The exhibition is comprised of black-and-white photographs drawn from the artistʼs decades-long career photographing the southeastern United States, primarily in Georgia, Kentucky, Tennessee and Mississippi. Steinmetzʼs images are imbued with an intrinsically Southern tenderness, melancholy and longing that is universally resonant. With his lens, Steinmetz transcends traditional documentary photography, and depicts the human condition with an allegorical sublimity. Steinmetzʼs subjects, at first ordinary and everyday, are captured with rawness and reverence. Summer lightning crackling above an abandoned highway, or a man holding a child outside of a gas station is elevated from idiosyncratic to the mythic.
Rendered in stunning silver gelatin, each of his compositions is an openended question without forced narrative or singular emotional effect. Steinmetz rarely knows his subjects, and in some cases asks them to repeat a gesture he has seen them making. The resulting portraits invite the viewer deeper behind each captured glance and wistful stare. In Athens, GA, 1996, a young woman reclines on the hood of a car. Her circumstances are unclear, but she exudes a palpable desire to be somewhere or something else.
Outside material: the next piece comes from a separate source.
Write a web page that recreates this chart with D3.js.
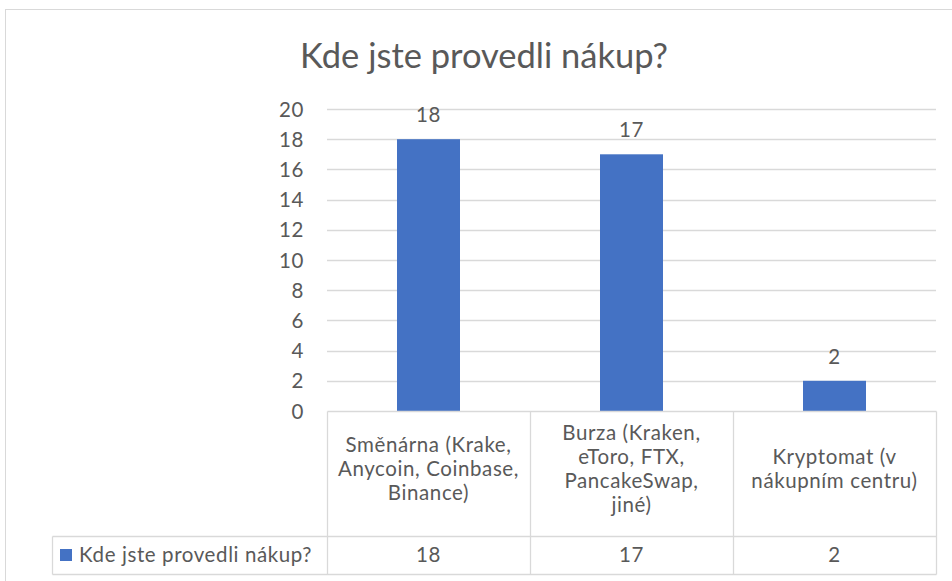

Mark Steinmetz was recently awarded a commission from the High Museum of Art, Atlanta as part of their Picturing the South series, which will be exhibited at the museum in 2017.
A graduate of Yaleʼs MFA photography program, Steinmetz spent a year photographing alongside Garry Winogrand in Los Angeles in the early 1980s. Since 1994, he has been living and working in Athens, Georgia. His work has been acquired by major museums including the Metropolitan Museum of Art, the Whitney Museum of American Art, the Museum of Modern Art, and the Los Angeles County Museum of Art. He has nine monographs of his work including South East, South Central, Greater Atlanta, Angel City West, and The Players published by Nazraeli Press and the 2016 release 15 Miles to K-Ville by Stanley/Barker. Among other awards, Mark Steinmetz is the recipient of a John Simon Guggenheim Memorial Foundation Fellowship.